Jordan Garret is the Instructional Director for Berwyn South School District 100. She spoke mid-morning to share their tech implementation story. “We have about 4,000 students in 8 schools. In terms of funding we are in the bottom 25%.  We are 73% low-income.  We are crossing our fingers for a new referendum so we can do more things for kids in the future,” she stated. “We have started to look for alternative ways beyond a test score to prove effectiveness for learning achieved in the classroom.  Our students take home their iPads about 350 days of the year, even over summer programs.  We do have a very effective virtual summer school program, 75% of them show no summer slide.” 

The executives at Berwyn knew that when devices were put in student’s and teacher’s hands they couldn’t expect things to just get magically better. “Being able to transform has taken years of planning, starting with visionary leadership,” stated Jordan. “We started in 2010 with a pilot 1-to-1 program and have grown from there.”

Ramona Towner leads the instructional coaching at Berwyn. She shared how they are addressing professional development to support tech implementation and empower their teachers. “My charge is to coach 5-7 teachers who can lead the other 300 teachers,” she stated. Their model includes 70 minutes of common planning time in their week so teachers could tackle, as a group, planning their instructional changes. “I am also head of social media, volume pricing manager for Apple apps, Google administrator and just generally help the district use tech instructionally.” 

Jordan added, “We also have a club called iSwat. Each school has their own club for kids doing PD and they get to teach the teachers. We’ll even have kids lead staff meetings, helping them show off what they already know.”

Berwyn’s next step in transformation has been to work to create a flexible learning environment. “If you have a good student-centered classroom you can then open it up to more teaching/learning options,” stated Jordan.  

Leadership Panel Discussion

A highlight of the day was the panel discussion with education executives from the Chicago region: Mr. Keith Bockwoldt, Director of Technology Services, Township High School District 214; Dr. DJ Skogsberg, Superintendent of Orland School District 135; and, Mr. James Gay, Superintendent of Consolidated High School District 230. Moderating was Dr. David Kafitz of the Learning Counsel.

“Currently we have 1-to-1 initiative for students in grades 3, 4 and 5 with iPads and grades 6, 7 and 8 with Macbook Airs,” stated Dr. DJ Skogsberg (second from the left). “A lot of what we’re doing as part of our transition, is attempting to have all of our schools become Apple Distinguished Schools with a vanguard group of teachers. That is a key sustainability piece and a way to be more cost effective.

“One of the things that we’ve started going through in this process is looking at ways to quantify and qualify, not only how instruction is being improved in the way of student engagement, but how technology is being embedded in the instructional process. We need to be able to show this to our Board. In addition to that, though, over the last six months, we’ve been looking at a shift to all iPads, grades 3 through 8, is it a bigger bang for the buck to do that if we can answer that it will have better instructional impact for the students.”

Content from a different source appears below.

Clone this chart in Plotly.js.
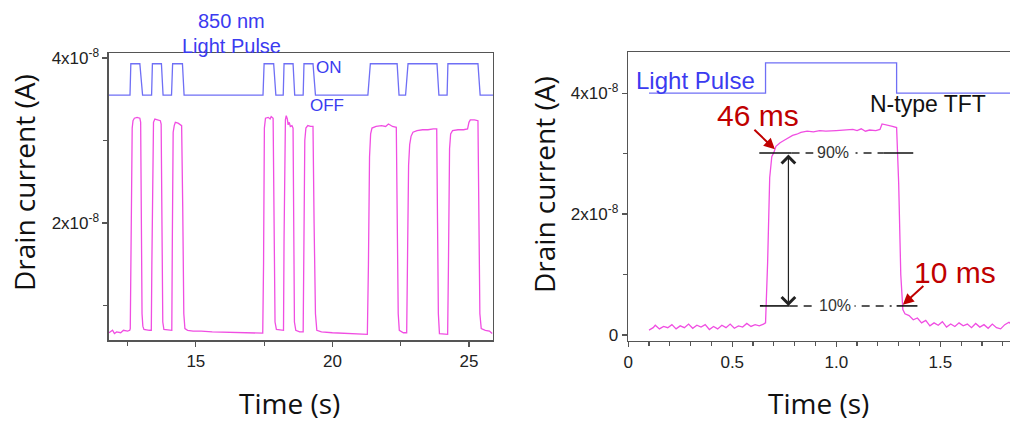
<!DOCTYPE html>
<html><head><meta charset="utf-8">
<script src="https://cdn.plot.ly/plotly-3.0.1.min.js"></script>
<style>html,body{margin:0;padding:0;background:#fff}#chart{width:1010px;height:423px}</style>
</head><body><div id="chart"></div>
<script>
const UNIT = 1e-8;

// ---------- Left panel: 850 nm light pulse train ----------
const leftPulseTime = [11.82, 12.59, 12.62, 12.95, 13.05, 13.38, 13.41, 13.74, 13.80, 14.11, 14.15, 14.51, 14.57,
  17.46, 17.50, 17.85, 17.93, 18.20, 18.23, 18.56, 18.62, 18.93, 18.96, 19.29, 19.38,
  21.30, 21.39, 22.37, 22.44, 22.68, 22.77, 23.83, 23.90, 24.20, 24.23, 25.33, 25.41, 25.88];
const leftPulseLevel = [3.55, 3.55, 3.93, 3.93, 3.55, 3.55, 3.93, 3.93, 3.55, 3.55, 3.93, 3.93, 3.55,
  3.55, 3.93, 3.93, 3.55, 3.55, 3.93, 3.93, 3.55, 3.55, 3.93, 3.93, 3.55,
  3.55, 3.93, 3.93, 3.55, 3.55, 3.93, 3.93, 3.55, 3.55, 3.93, 3.93, 3.55, 3.55];

const leftCurrentTime = [11.82, 11.90, 11.95, 12.02, 12.10, 12.25, 12.35, 12.50, 12.58,
  12.60, 12.64, 12.67, 12.70, 12.75, 12.85, 12.95, 12.98, 13.00, 13.03, 13.06, 13.10, 13.30, 13.37,
  13.39, 13.42, 13.45, 13.50, 13.60, 13.70, 13.73, 13.76, 13.79, 13.83, 14.00, 14.12,
  14.14, 14.17, 14.21, 14.25, 14.35, 14.42, 14.48, 14.52, 14.56, 14.60, 14.70, 14.90,
  15.20, 15.60, 16.00, 16.50, 17.00, 17.45,
  17.48, 17.51, 17.55, 17.65, 17.72, 17.76, 17.83, 17.86, 17.90, 17.95, 18.10, 18.21,
  18.23, 18.26, 18.28, 18.31, 18.35, 18.38, 18.42, 18.46, 18.52, 18.56, 18.58, 18.61, 18.66, 18.80, 18.93,
  18.96, 18.99, 19.03, 19.10, 19.20, 19.29, 19.33, 19.38, 19.43, 19.60, 20.00, 20.50, 21.00, 21.28,
  21.32, 21.36, 21.40, 21.45, 21.60, 21.80, 21.95, 22.05, 22.10, 22.20, 22.34, 22.37, 22.41, 22.45, 22.60, 22.72,
  22.75, 22.79, 22.83, 22.88, 22.95, 23.10, 23.30, 23.50, 23.70, 23.82, 23.85, 23.88, 23.92, 24.10, 24.22,
  24.25, 24.29, 24.33, 24.40, 24.60, 24.80, 24.95, 25.00, 25.05, 25.20, 25.33, 25.36, 25.40, 25.45, 25.60, 25.75, 25.85];
const leftCurrent = [0.67, 0.69, 0.70, 0.66, 0.68, 0.67, 0.70, 0.69, 0.70,
  0.72, 2.50, 3.15, 3.24, 3.27, 3.28, 3.27, 3.22, 2.00, 0.90, 0.75, 0.71, 0.70, 0.70,
  1.50, 3.05, 3.22, 3.26, 3.25, 3.24, 3.20, 1.50, 0.80, 0.71, 0.70, 0.70,
  1.80, 3.10, 3.18, 3.22, 3.21, 3.19, 3.18, 2.20, 0.90, 0.72, 0.70, 0.69,
  0.69, 0.68, 0.675, 0.67, 0.665, 0.665,
  1.50, 3.15, 3.27, 3.28, 3.26, 3.29, 3.27, 1.80, 0.80, 0.71, 0.70, 0.70,
  1.80, 3.10, 3.25, 3.30, 3.26, 3.19, 3.22, 3.17, 3.18, 3.15, 1.50, 0.80, 0.70, 0.68, 0.68,
  1.50, 3.00, 3.15, 3.18, 3.17, 3.17, 2.00, 0.90, 0.70, 0.68, 0.67, 0.66, 0.65, 0.65,
  1.50, 2.80, 3.08, 3.15, 3.17, 3.18, 3.17, 3.20, 3.19, 3.17, 3.16, 2.00, 0.90, 0.70, 0.67, 0.67,
  1.50, 2.70, 2.95, 3.05, 3.10, 3.12, 3.13, 3.13, 3.14, 3.14, 2.00, 0.90, 0.66, 0.65, 0.65,
  1.50, 2.90, 3.08, 3.12, 3.13, 3.13, 3.14, 3.22, 3.25, 3.25, 3.24, 2.00, 0.90, 0.72, 0.70, 0.69, 0.66];

// ---------- Right panel: single pulse, N-type TFT ----------
const rightPulseTime = [0.10, 0.66, 0.66, 1.29, 1.29, 1.85];
const rightPulseLevel = [4.0, 4.0, 4.5, 4.5, 4.0, 4.0];

const rightCurrentTime = [0.10, 0.12, 0.13, 0.15, 0.17, 0.19, 0.21, 0.23, 0.25, 0.27, 0.29, 0.31, 0.33, 0.35, 0.37,
  0.39, 0.41, 0.43, 0.45, 0.47, 0.49, 0.51, 0.53, 0.55, 0.57, 0.59, 0.61, 0.63, 0.65, 0.66,
  0.67, 0.68, 0.69, 0.70, 0.71, 0.73, 0.75, 0.77, 0.79, 0.81, 0.83, 0.86, 0.89, 0.92, 0.95, 1.00,
  1.05, 1.08, 1.10, 1.12, 1.14, 1.16, 1.19, 1.21, 1.22, 1.25, 1.27, 1.29, 1.30, 1.31, 1.32, 1.33,
  1.35, 1.37, 1.39, 1.41, 1.43, 1.45, 1.47, 1.49, 1.51, 1.53, 1.55, 1.57, 1.59, 1.61, 1.63, 1.65,
  1.67, 1.69, 1.71, 1.73, 1.75, 1.77, 1.79, 1.81, 1.83, 1.85];
const rightCurrent = [0.08, 0.12, 0.16, 0.10, 0.14, 0.12, 0.17, 0.10, 0.15, 0.12, 0.18, 0.11, 0.16, 0.13, 0.17,
  0.09, 0.14, 0.10, 0.16, 0.12, 0.18, 0.11, 0.15, 0.13, 0.19, 0.14, 0.17, 0.15, 0.18, 0.20,
  1.20, 2.60, 2.95, 3.02, 3.12, 3.18, 3.22, 3.26, 3.30, 3.32, 3.35, 3.37, 3.36, 3.38, 3.37, 3.38,
  3.39, 3.40, 3.38, 3.41, 3.37, 3.39, 3.38, 3.40, 3.49, 3.47, 3.45, 3.43, 2.50, 1.00, 0.42, 0.35,
  0.32, 0.25, 0.28, 0.20, 0.24, 0.15, 0.20, 0.16, 0.22, 0.13, 0.18, 0.14, 0.20, 0.15, 0.18, 0.12,
  0.19, 0.13, 0.17, 0.11, 0.18, 0.12, 0.10, 0.17, 0.21, 0.15];

const level90 = 3.01, level10 = 0.48;
const mark90Time = [0.63, 0.785, 1.226, 1.37];
const mark10Time = [0.633, 0.776, 1.29, 1.39];
const spanArrowTime = 0.77;
const riseTip = [0.705, 3.07], fallTip = [1.32, 0.50];

const tickValsY = [0, 2, 4];
const tickTextY = ['0', '2x10<sup>-8</sup>', '4x10<sup>-8</sup>'];

// ---------- styling ----------
const PINK = '#f04ee2', BLUE = '#6f6ff5', TEXTBLUE = '#3b3bf0', RED = '#c00000', AX = '#555';
const tickFont = {family: 'Liberation Sans, Arial, sans-serif', size: 17, color: '#222'};
const titleFont = {family: 'Open Sans, sans-serif', size: 28, color: '#111'};
const sc = a => a.map(v => v * UNIT);

const traces = [
  {x: leftPulseTime, y: sc(leftPulseLevel), xaxis: 'x', yaxis: 'y', mode: 'lines',
   line: {color: BLUE, width: 1.3}, hoverinfo: 'skip'},
  {x: leftCurrentTime, y: sc(leftCurrent), xaxis: 'x', yaxis: 'y', mode: 'lines',
   line: {color: PINK, width: 1.3}, hoverinfo: 'skip'},
  {x: rightPulseTime, y: sc(rightPulseLevel), xaxis: 'x2', yaxis: 'y2', mode: 'lines',
   line: {color: BLUE, width: 1.3}, hoverinfo: 'skip'},
  {x: rightCurrentTime, y: sc(rightCurrent), xaxis: 'x2', yaxis: 'y2', mode: 'lines',
   line: {color: PINK, width: 1.3}, hoverinfo: 'skip'}
];

const axisCommon = {showgrid: false, zeroline: false, showline: true, linecolor: AX, linewidth: 1.5,
  ticks: 'outside', ticklen: 5, tickcolor: AX, tickwidth: 1.2, tickfont: tickFont};

const layout = {
  width: 1010, height: 423, margin: {l: 0, r: 0, t: 0, b: 0},
  paper_bgcolor: '#fff', plot_bgcolor: '#fff', showlegend: false,
  xaxis: Object.assign({}, axisCommon, {domain: [0.1079, 0.4881], range: [11.82, 25.88], mirror: true,
    tickmode: 'array', tickvals: [15, 20, 25], ticktext: ['15', '20', '25'],
    minor: {tickmode: 'array', tickvals: [12.5, 17.5, 22.5], ticklen: 4, tickcolor: AX, ticks: 'outside'}}),
  yaxis: Object.assign({}, axisCommon, {domain: [0.1962, 0.8747], range: [0.582 * UNIT, 4.06 * UNIT], mirror: true,
    tickmode: 'array', tickvals: sc(tickValsY), ticktext: tickTextY,
    minor: {tickmode: 'array', tickvals: sc([1, 3]), ticklen: 4, tickcolor: AX, ticks: 'outside'}}),
  xaxis2: Object.assign({}, axisCommon, {domain: [0.622, 1.0], range: [0, 1.835], mirror: true, anchor: 'y2',
    tickmode: 'array', tickvals: [0, 0.5, 1.0, 1.5], ticktext: ['0', '0.5', '1.0', '1.5'],
    minor: {dtick: 0.1, tick0: 0, ticklen: 4, tickcolor: AX, ticks: 'outside'}}),
  yaxis2: Object.assign({}, axisCommon, {domain: [0.1939, 0.877], range: [-0.1 * UNIT, 4.68 * UNIT], mirror: false, anchor: 'x2',
    tickmode: 'array', tickvals: sc(tickValsY), ticktext: tickTextY,
    minor: {tickmode: 'array', tickvals: sc([1, 3]), ticklen: 4, tickcolor: AX, ticks: 'outside'}}),
  shapes: [],
  annotations: []
};

// 90% / 10% marker lines
function markLines(times, level) {
  const y = level * UNIT;
  layout.shapes.push({type: 'line', xref: 'x2', yref: 'y2', x0: times[0], x1: times[1], y0: y, y1: y, line: {color: '#111', width: 1.6}});
  layout.shapes.push({type: 'line', xref: 'x2', yref: 'y2', x0: times[1], x1: times[2], y0: y, y1: y, line: {color: '#222', width: 1.5, dash: '8px,6px,8px,6px,2px,6px'}});
  layout.shapes.push({type: 'line', xref: 'x2', yref: 'y2', x0: times[2], x1: times[3], y0: y, y1: y, line: {color: '#111', width: 1.6}});
}
markLines(mark90Time, level90);
markLines(mark10Time, level10);

const ann = layout.annotations;
const pctFont = {family: 'Liberation Sans, Arial, sans-serif', size: 16, color: '#333'};
ann.push({xref: 'x2', yref: 'y2', x: 0.986, y: level90 * UNIT, text: '90%', showarrow: false, font: pctFont, bgcolor: '#fff', borderpad: 3});
ann.push({xref: 'x2', yref: 'y2', x: 0.994, y: level10 * UNIT, text: '10%', showarrow: false, font: pctFont, bgcolor: '#fff', borderpad: 3});

// double arrow between 10% and 90%
ann.push({xref: 'x2', yref: 'y2', axref: 'x2', ayref: 'y2', x: spanArrowTime, y: level10 * UNIT, ax: spanArrowTime, ay: level90 * UNIT,
  text: '', showarrow: true, arrowside: 'end+start', arrowhead: 4, startarrowhead: 4, arrowsize: 2.2, startarrowsize: 2.2,
  arrowwidth: 1.2, arrowcolor: '#222', standoff: 0, startstandoff: 0});

// rise / fall time arrows
ann.push({xref: 'x2', yref: 'y2', x: riseTip[0], y: riseTip[1] * UNIT, ax: -22, ay: -21, text: '', showarrow: true,
  arrowhead: 2, arrowsize: 1.1, arrowwidth: 2, arrowcolor: RED});
ann.push({xref: 'x2', yref: 'y2', x: fallTip[0], y: fallTip[1] * UNIT, ax: 22, ay: -20, text: '', showarrow: true,
  arrowhead: 2, arrowsize: 1.1, arrowwidth: 2, arrowcolor: RED});

const px = (x, y) => ({xref: 'paper', yref: 'paper', x: x / 1010, y: 1 - y / 423, xanchor: 'center', yanchor: 'middle', showarrow: false});
const bigRed = {family: 'Liberation Sans, Arial, sans-serif', size: 30, color: RED};
ann.push(Object.assign(px(758, 115), {text: '46 ms', font: bigRed}));
ann.push(Object.assign(px(955, 272), {text: '10 ms', font: bigRed}));
ann.push(Object.assign(px(928, 104), {text: 'N-type TFT', font: {family: 'Liberation Sans, Arial, sans-serif', size: 23, color: '#111'}}));
ann.push(Object.assign(px(695, 80), {text: 'Light Pulse', font: {family: 'Liberation Sans, Arial, sans-serif', size: 24, color: TEXTBLUE}}));

// left panel labels
const lpFont = {family: 'Liberation Sans, Arial, sans-serif', size: 20, color: TEXTBLUE};
ann.push(Object.assign(px(231, 21), {text: '850 nm', font: lpFont}));
ann.push(Object.assign(px(231, 46), {text: 'Light Pulse', font: lpFont}));
const onoffFont = {family: 'Liberation Sans, Arial, sans-serif', size: 17, color: TEXTBLUE};
ann.push(Object.assign(px(329, 67), {text: 'ON', font: onoffFont}));
ann.push(Object.assign(px(327, 106), {text: 'OFF', font: onoffFont}));

// axis titles
ann.push(Object.assign(px(24, 183), {text: 'Drain current (A)', textangle: -90, font: titleFont}));
ann.push(Object.assign(px(544, 185), {text: 'Drain current (A)', textangle: -90, font: titleFont}));
ann.push(Object.assign(px(289, 403), {text: 'Time (s)', font: titleFont}));
ann.push(Object.assign(px(818, 403), {text: 'Time (s)', font: titleFont}));

Plotly.newPlot('chart', traces, layout, {staticPlot: true, displayModeBar: false});
</script>
</body></html>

Dr. Skogsberg pointed out that they also considered the Chromebook option but it was thrown out. “Chromebooks immediately went out because of the amount of time and money that had already been dedicated to use Apple-based products as hardware even though we’re utilizing Google and Apple-based applications in the instructional process.”

Mr. Keith Bockwoldt (far left) spoke to what is hot in his district right now considering where they stand in the digital curriculum transition. “We are really looking at how to tap into the student’s curiosity and get them engaged with thinking and coming up with new ideas to offer businesses some value,” he stated. “The conversations right now at leadership levels is about where we are and how do we help our students be truly career ready for what the business world needs today.”

“Companies aren’t just looking for a student with a degree, they’re looking for a student that can bring value to them, as an organization.” He explained that they are working to decode that in this digital landscape that we’re in. “As education leaders we must help teachers to help their students explore their intellectual curiosity and be world-ready.”